My last day working at the supermarket.
            
It was almost as if a part of me was letting me know that one day I would move on from that place and that all I needed was a little patience.

And now it has happened again with the dream about my belongings in the car. 

I've caught up to what was shown to me about a month ago and it turns out I was being shown the ending of a long-term relationship. 

I unlocked the car door, got in and took a deep breath and it dawned on me how it works. 

I'm being shown the ending of chapters in my life. Every time a chapter is coming to an end, I get shown a glimpse of it when I'm asleep. Then I go about my life and I have no idea when I'm going to catch up to it. 

All I know is that one day, I will.

www.gavinwhyte.co.uk


Monday 14 April 2014

A Test . . . How Enlightened Are you?

Well:

If you can live without caffeine or nicotine;

If you can be cheerful, ignoring aches and pains;

If you can resist complaining;

If you can understand when loved ones are too busy to give you any time;

If you can take criticism and blame without resentment;

If you can ignore friends' limited educations and never correct them;

If you can treat the rich and poor alike;

If you can face the world without lies or deceit;

If you can conquer tension without medical help;

If you can relax without liquor;

If you can sleep without the aid of drugs;

If you can have no prejudice against creed, colour, religion, gender, sexual preference, or politics  -

- then you have almost reached the same level of spiritual development as your dog.


Anonymous

www.gavinwhyte.co.uk



Sunday 13 April 2014

Just to Clarify . . .

The recent article in the Huddersfield Examiner about the Death Cafe seems to have caused a bit of a stir.

Due to the feedback I've received I feel like I need to clarify a few things:

1. Several people have said how they felt shocked to read that only females in their 30's will be attending the discussion group. This is an error on behalf of the reporter. (I don't think journalists are very good at the game of 'Chinese whispers', as we call it in the UK.) The reporter rang me up and asked me various questions about the nature of the discussion group, its purpose and what kind of people I expect to see there. I told him that two of my friends, who are both in their 30's and female, are going. I said that I expect there to be more women than men, as is usually the case at such events. I went on to say that it's a fact that men find it more difficult to talk about their feelings than women do. They find it harder to open up. Men see it as a sign of weakness, whereas women gain strength from their ability to be open and share.

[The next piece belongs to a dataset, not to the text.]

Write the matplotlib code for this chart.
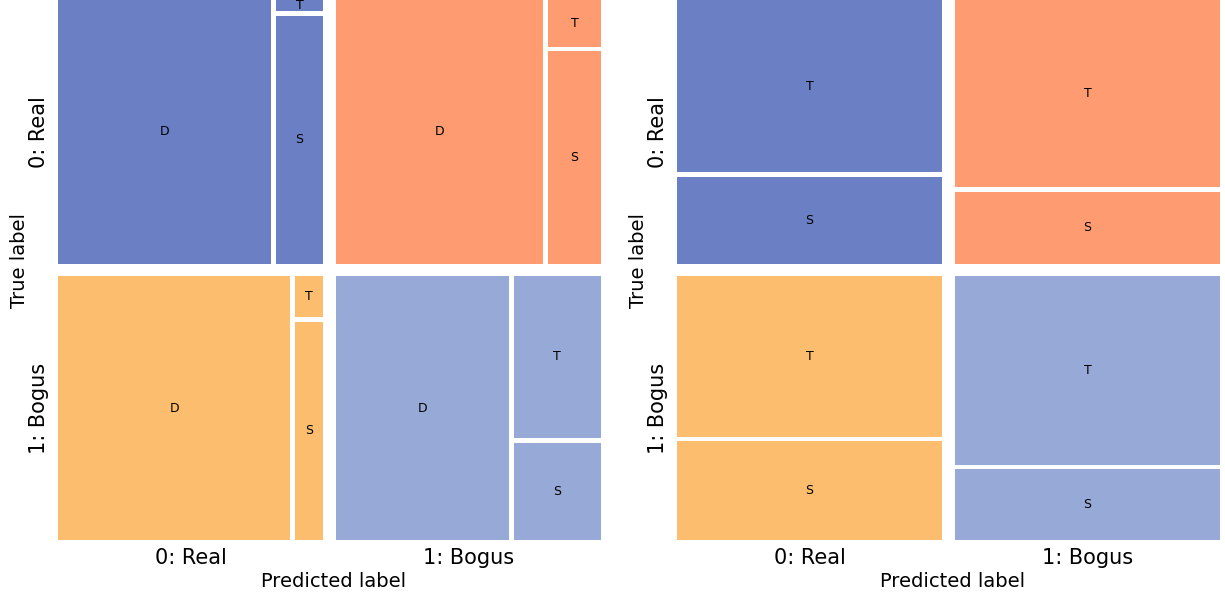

What I didn't say was that there are only women attending the event. It just so happens that a few men who have registered for the first discussion group.

A friend of mine saw the article and said, 'I didn't know you was setting up a cafe' . . . which brings me onto my next point:

2. A Death Cafe is not a cafe.

I'm not sure who came up with the name "Death Cafe" but it's misleading. It sounds macabre and grim and quite gothic. It's not their fault, it's the thousands of years of badmouthing death that is to blame. The word death brings with it so many negative connotations, so it's no surprise that "Death Cafe" sounds like a mass suicide pact just after a skinny latte and a blueberry muffin . . . Great!

I prefer to call it Talk About Dying - abbreviated to TAD. This way, the venue (which, surprisingly, is usually a cafe) won't be projected as being frightening and eerie.

The article got shared nearly 300 times, which goes to show how many people are interested in shining some light on this taboo topic.

A few jokes popped up which made me laugh. Somebody said that they had been to a Death Cafe the other week but it was dead.

This one made me laugh the most, though: I went to one last week but there was coffin all the way through it.

Brilliant.

So, let me conclude:

  • Everybody is welcome at a Death Cafe discussion group. You can be male, female, both or neither (?) Everybody dies, Everybody's welcome (that should be the slogan).
  • A Death Cafe is not a cafe. It's a discussion group to discuss all things related to death and dying. Renaming it to TAD (Talk about Dying/Death) might be a very wise move. It certainly helps clarify things.
  • Joking about death and dying can be funny at times, but it can also be a great way to mask our fear.